PROBLEM DETAILS: Reproduce each line of the material exactly, minus any picture.
— start of RECORDED DATA —
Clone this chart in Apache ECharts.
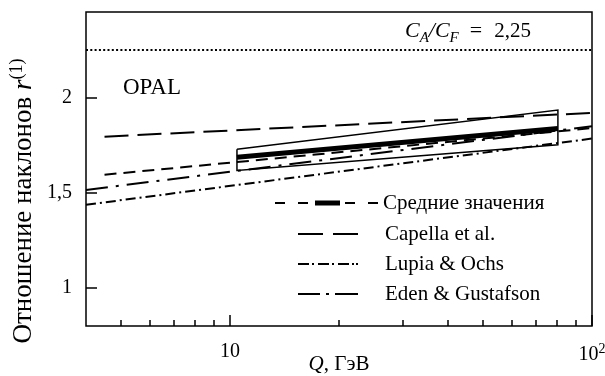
<!DOCTYPE html>
<html>
<head>
<meta charset="utf-8">
<script src="https://cdn.jsdelivr.net/npm/echarts@6/dist/echarts.min.js"></script>
<style>
  html, body { margin: 0; padding: 0; background: #fff; }
  #chart { width: 605px; height: 376px; }
</style>
</head>
<body>
<div id="chart"></div>
<script>
const SERIF = '"Liberation Serif", "Times New Roman", serif';

// Axis ranges and ticks
const qRange = [4, 100];
const rRange = [0.8, 2.45];
const xMajorTicks = [10, 100];
const xMinorTicks = [5, 6, 7, 8, 9, 20, 30, 40, 50, 60, 70, 80, 90];
const yTicks = [1, 1.5, 2];

// Asymptotic value C_A / C_F
const caOverCf = 2.25;

// Average slope ratio: extrapolated line and the fitted segment over the data range
const meanQ = [4.5, 100];
const meanR = [1.595, 1.84];
const meanFitQ = [10.45, 80.5];
const meanFitR = [1.687, 1.838];

// Error band around the average (closed outline)
const bandQ = [10.45, 80.5, 80.5, 10.45, 10.45];
const bandR = [1.729, 1.935, 1.752, 1.617, 1.729];

// Model predictions
const capellaQ = [4.5, 100];
const capellaR = [1.795, 1.92];
const lupiaQ = [4, 100];
const lupiaR = [1.437, 1.785];
const edenQ = [4, 100];
const edenR = [1.515, 1.85];

const pairs = (q, r) => q.map((v, i) => [v, r[i]]);

function lineSeries(name, q, r, style, z) {
  return {
    type: 'line',
    name: name,
    data: pairs(q, r),
    symbol: 'none',
    showSymbol: false,
    silent: true,
    animation: false,
    z: z || 2,
    itemStyle: { color: '#000' },
    lineStyle: Object.assign({ color: '#000', width: 2, cap: 'butt' }, style)
  };
}

const chart = echarts.init(document.getElementById('chart'), null, { renderer: 'canvas' });

const legendText = { color: '#000', fontFamily: SERIF, fontSize: 21, lineHeight: 22 };

chart.setOption({
  backgroundColor: '#fff',
  animation: false,
  grid: {
    left: 86, right: 13, top: 12, bottom: 50,
    outerBoundsMode: 'none', containLabel: false,
    show: true, borderColor: '#000', borderWidth: 1.5, backgroundColor: 'transparent'
  },
  xAxis: [
    {
      type: 'log', logBase: 10, min: qRange[0], max: qRange[1],
      axisLine: { show: false },
      splitLine: { show: false },
      axisTick: { show: true, inside: true, length: 11, customValues: xMajorTicks,
                  lineStyle: { color: '#000', width: 1.5 } },
      axisLabel: {
        customValues: xMajorTicks, margin: 16, color: '#000',
        fontFamily: SERIF, fontSize: 20,
        formatter: v => v >= 100 ? '{b|10}{s|2}' : '{b|' + v + '}',
        rich: {
          b: { fontFamily: SERIF, fontSize: 20, color: '#000', verticalAlign: 'bottom' },
          s: { fontFamily: SERIF, fontSize: 14, color: '#000', padding: [0, 0, 9, 0], verticalAlign: 'bottom' }
        }
      },
      name: '{i|Q}{t|, ГэВ}',
      nameLocation: 'middle',
      nameGap: 28,
      nameMoveOverlap: false,
      nameTextStyle: {
        rich: {
          i: { fontFamily: SERIF, fontSize: 21, fontStyle: 'italic', color: '#000' },
          t: { fontFamily: SERIF, fontSize: 21, color: '#000' }
        }
      }
    },
    {
      type: 'log', logBase: 10, min: qRange[0], max: qRange[1], gridIndex: 0, position: 'bottom',
      axisLine: { show: false },
      splitLine: { show: false },
      axisLabel: { show: false },
      axisTick: { show: true, inside: true, length: 6, customValues: xMinorTicks,
                  lineStyle: { color: '#000', width: 1.5 } }
    }
  ],
  yAxis: {
    type: 'value', min: rRange[0], max: rRange[1],
    axisLine: { show: false },
    splitLine: { show: false },
    axisTick: { show: true, inside: true, length: 11, customValues: yTicks,
                lineStyle: { color: '#000', width: 1.5 } },
    axisLabel: {
      customValues: yTicks, margin: 14, color: '#000', fontFamily: SERIF, fontSize: 20,
      formatter: v => String(v).replace('.', ',')
    }
  },
  legend: [
    {
      data: [{ name: 'Средние значения',
               icon: 'path://M0,1.5h10v2h-10z M23,1.5h10v2h-10z M40,0h25v5h-25z M70,1.5h10v2h-10z M93,1.5h10v2h-10z' }],
      left: 275, top: 192, padding: 0, orient: 'vertical',
      itemWidth: 103, itemHeight: 5, itemGap: 8,
      textStyle: legendText, selectedMode: false
    },
    {
      data: [
        { name: 'Capella et al.', icon: 'path://M0,0h25v2h-25z M35,0h25v2h-25z' },
        { name: 'Lupia & Ochs',
          icon: 'path://M0,0h11v2h-11z M14,0h2v2h-2z M20,0h11v2h-11z M34,0h2v2h-2z M40,0h11v2h-11z M54,0h2v2h-2z M58,0h2v2h-2z' },
        { name: 'Eden & Gustafson', icon: 'path://M0,0h22v2h-22z M28,0h3v2h-3z M37,0h23v2h-23z' }
      ],
      left: 298, top: 223, padding: 0, orient: 'vertical',
      itemWidth: 60, itemHeight: 2, itemGap: 8,
      textStyle: Object.assign({ padding: [0, 0, 0, 22] }, legendText), selectedMode: false
    }
  ],
  series: [
    lineSeries('CA/CF', qRange, [caOverCf, caOverCf], { width: 2, type: [2, 2.3] }),
    lineSeries('Capella et al.', capellaQ, capellaR, { type: [24, 9] }),
    lineSeries('Lupia & Ochs', lupiaQ, lupiaR, { type: [10, 4, 2, 4] }),
    lineSeries('Eden & Gustafson', edenQ, edenR, { type: [22, 8, 3, 8] }),
    lineSeries('Средние значения', meanQ, meanR, { type: [12, 7] }),
    lineSeries('band', bandQ, bandR, { width: 1.5, type: 'solid', join: 'miter' }, 3),
    lineSeries('mean fit', meanFitQ, meanFitR, { width: 5, type: 'solid' }, 4)
  ],
  graphic: [
    {
      type: 'text', left: 123, top: 76, silent: true,
      style: { text: 'OPAL', font: '23px ' + SERIF, fill: '#000' }
    },
    {
      type: 'text', left: 405, top: 20, silent: true,
      style: {
        text: '{c|C}{sub|A}{c|/}{c|C}{sub|F}{eq|=}{n|2,25}',
        fill: '#000',
        rich: {
          c: { fontFamily: SERIF, fontSize: 22, fontStyle: 'italic', padding: [0, 0, 4, 0], verticalAlign: 'bottom' },
          sub: { fontFamily: SERIF, fontSize: 15, fontStyle: 'italic', verticalAlign: 'bottom' },
          eq: { fontFamily: SERIF, fontSize: 22, padding: [0, 12, 4, 11], verticalAlign: 'bottom' },
          n: { fontFamily: SERIF, fontSize: 21, padding: [0, 0, 4, 0], verticalAlign: 'bottom' }
        }
      }
    },
    {
      type: 'text', x: 23, y: 201, rotation: Math.PI / 2, silent: true,
      style: {
        text: '{t|Отношение наклонов }{i|r}{s|(1)}',
        align: 'center', verticalAlign: 'middle', fill: '#000',
        rich: {
          t: { fontFamily: SERIF, fontSize: 27, verticalAlign: 'bottom' },
          i: { fontFamily: SERIF, fontSize: 27, fontStyle: 'italic', verticalAlign: 'bottom' },
          s: { fontFamily: SERIF, fontSize: 18, padding: [0, 0, 11, 0], verticalAlign: 'bottom' }
        }
      }
    }
  ]
});
</script>
</body>
</html>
— end of RECORDED DATA —
OUTPUT:
Clone this chart in Apache ECharts.
<!DOCTYPE html>
<html>
<head>
<meta charset="utf-8">
<script src="https://cdn.jsdelivr.net/npm/echarts@6/dist/echarts.min.js"></script>
<style>
  html, body { margin: 0; padding: 0; background: #fff; }
  #chart { width: 605px; height: 376px; }
</style>
</head>
<body>
<div id="chart"></div>
<script>
const SERIF = '"Liberation Serif", "Times New Roman", serif';

// Axis ranges and ticks
const qRange = [4, 100];
const rRange = [0.8, 2.45];
const xMajorTicks = [10, 100];
const xMinorTicks = [5, 6, 7, 8, 9, 20, 30, 40, 50, 60, 70, 80, 90];
const yTicks = [1, 1.5, 2];

// Asymptotic value C_A / C_F
const caOverCf = 2.25;

// Average slope ratio: extrapolated line and the fitted segment over the data range
const meanQ = [4.5, 100];
const meanR = [1.595, 1.84];
const meanFitQ = [10.45, 80.5];
const meanFitR = [1.687, 1.838];

// Error band around the average (closed outline)
const bandQ = [10.45, 80.5, 80.5, 10.45, 10.45];
const bandR = [1.729, 1.935, 1.752, 1.617, 1.729];

// Model predictions
const capellaQ = [4.5, 100];
const capellaR = [1.795, 1.92];
const lupiaQ = [4, 100];
const lupiaR = [1.437, 1.785];
const edenQ = [4, 100];
const edenR = [1.515, 1.85];

const pairs = (q, r) => q.map((v, i) => [v, r[i]]);

function lineSeries(name, q, r, style, z) {
  return {
    type: 'line',
    name: name,
    data: pairs(q, r),
    symbol: 'none',
    showSymbol: false,
    silent: true,
    animation: false,
    z: z || 2,
    itemStyle: { color: '#000' },
    lineStyle: Object.assign({ color: '#000', width: 2, cap: 'butt' }, style)
  };
}

const chart = echarts.init(document.getElementById('chart'), null, { renderer: 'canvas' });

const legendText = { color: '#000', fontFamily: SERIF, fontSize: 21, lineHeight: 22 };

chart.setOption({
  backgroundColor: '#fff',
  animation: false,
  grid: {
    left: 86, right: 13, top: 12, bottom: 50,
    outerBoundsMode: 'none', containLabel: false,
    show: true, borderColor: '#000', borderWidth: 1.5, backgroundColor: 'transparent'
  },
  xAxis: [
    {
      type: 'log', logBase: 10, min: qRange[0], max: qRange[1],
      axisLine: { show: false },
      splitLine: { show: false },
      axisTick: { show: true, inside: true, length: 11, customValues: xMajorTicks,
                  lineStyle: { color: '#000', width: 1.5 } },
      axisLabel: {
        customValues: xMajorTicks, margin: 16, color: '#000',
        fontFamily: SERIF, fontSize: 20,
        formatter: v => v >= 100 ? '{b|10}{s|2}' : '{b|' + v + '}',
        rich: {
          b: { fontFamily: SERIF, fontSize: 20, color: '#000', verticalAlign: 'bottom' },
          s: { fontFamily: SERIF, fontSize: 14, color: '#000', padding: [0, 0, 9, 0], verticalAlign: 'bottom' }
        }
      },
      name: '{i|Q}{t|, ГэВ}',
      nameLocation: 'middle',
      nameGap: 28,
      nameMoveOverlap: false,
      nameTextStyle: {
        rich: {
          i: { fontFamily: SERIF, fontSize: 21, fontStyle: 'italic', color: '#000' },
          t: { fontFamily: SERIF, fontSize: 21, color: '#000' }
        }
      }
    },
    {
      type: 'log', logBase: 10, min: qRange[0], max: qRange[1], gridIndex: 0, position: 'bottom',
      axisLine: { show: false },
      splitLine: { show: false },
      axisLabel: { show: false },
      axisTick: { show: true, inside: true, length: 6, customValues: xMinorTicks,
                  lineStyle: { color: '#000', width: 1.5 } }
    }
  ],
  yAxis: {
    type: 'value', min: rRange[0], max: rRange[1],
    axisLine: { show: false },
    splitLine: { show: false },
    axisTick: { show: true, inside: true, length: 11, customValues: yTicks,
                lineStyle: { color: '#000', width: 1.5 } },
    axisLabel: {
      customValues: yTicks, margin: 14, color: '#000', fontFamily: SERIF, fontSize: 20,
      formatter: v => String(v).replace('.', ',')
    }
  },
  legend: [
    {
      data: [{ name: 'Средние значения',
               icon: 'path://M0,1.5h10v2h-10z M23,1.5h10v2h-10z M40,0h25v5h-25z M70,1.5h10v2h-10z M93,1.5h10v2h-10z' }],
      left: 275, top: 192, padding: 0, orient: 'vertical',
      itemWidth: 103, itemHeight: 5, itemGap: 8,
      textStyle: legendText, selectedMode: false
    },
    {
      data: [
        { name: 'Capella et al.', icon: 'path://M0,0h25v2h-25z M35,0h25v2h-25z' },
        { name: 'Lupia & Ochs',
          icon: 'path://M0,0h11v2h-11z M14,0h2v2h-2z M20,0h11v2h-11z M34,0h2v2h-2z M40,0h11v2h-11z M54,0h2v2h-2z M58,0h2v2h-2z' },
        { name: 'Eden & Gustafson', icon: 'path://M0,0h22v2h-22z M28,0h3v2h-3z M37,0h23v2h-23z' }
      ],
      left: 298, top: 223, padding: 0, orient: 'vertical',
      itemWidth: 60, itemHeight: 2, itemGap: 8,
      textStyle: Object.assign({ padding: [0, 0, 0, 22] }, legendText), selectedMode: false
    }
  ],
  series: [
    lineSeries('CA/CF', qRange, [caOverCf, caOverCf], { width: 2, type: [2, 2.3] }),
    lineSeries('Capella et al.', capellaQ, capellaR, { type: [24, 9] }),
    lineSeries('Lupia & Ochs', lupiaQ, lupiaR, { type: [10, 4, 2, 4] }),
    lineSeries('Eden & Gustafson', edenQ, edenR, { type: [22, 8, 3, 8] }),
    lineSeries('Средние значения', meanQ, meanR, { type: [12, 7] }),
    lineSeries('band', bandQ, bandR, { width: 1.5, type: 'solid', join: 'miter' }, 3),
    lineSeries('mean fit', meanFitQ, meanFitR, { width: 5, type: 'solid' }, 4)
  ],
  graphic: [
    {
      type: 'text', left: 123, top: 76, silent: true,
      style: { text: 'OPAL', font: '23px ' + SERIF, fill: '#000' }
    },
    {
      type: 'text', left: 405, top: 20, silent: true,
      style: {
        text: '{c|C}{sub|A}{c|/}{c|C}{sub|F}{eq|=}{n|2,25}',
        fill: '#000',
        rich: {
          c: { fontFamily: SERIF, fontSize: 22, fontStyle: 'italic', padding: [0, 0, 4, 0], verticalAlign: 'bottom' },
          sub: { fontFamily: SERIF, fontSize: 15, fontStyle: 'italic', verticalAlign: 'bottom' },
          eq: { fontFamily: SERIF, fontSize: 22, padding: [0, 12, 4, 11], verticalAlign: 'bottom' },
          n: { fontFamily: SERIF, fontSize: 21, padding: [0, 0, 4, 0], verticalAlign: 'bottom' }
        }
      }
    },
    {
      type: 'text', x: 23, y: 201, rotation: Math.PI / 2, silent: true,
      style: {
        text: '{t|Отношение наклонов }{i|r}{s|(1)}',
        align: 'center', verticalAlign: 'middle', fill: '#000',
        rich: {
          t: { fontFamily: SERIF, fontSize: 27, verticalAlign: 'bottom' },
          i: { fontFamily: SERIF, fontSize: 27, fontStyle: 'italic', verticalAlign: 'bottom' },
          s: { fontFamily: SERIF, fontSize: 18, padding: [0, 0, 11, 0], verticalAlign: 'bottom' }
        }
      }
    }
  ]
});
</script>
</body>
</html>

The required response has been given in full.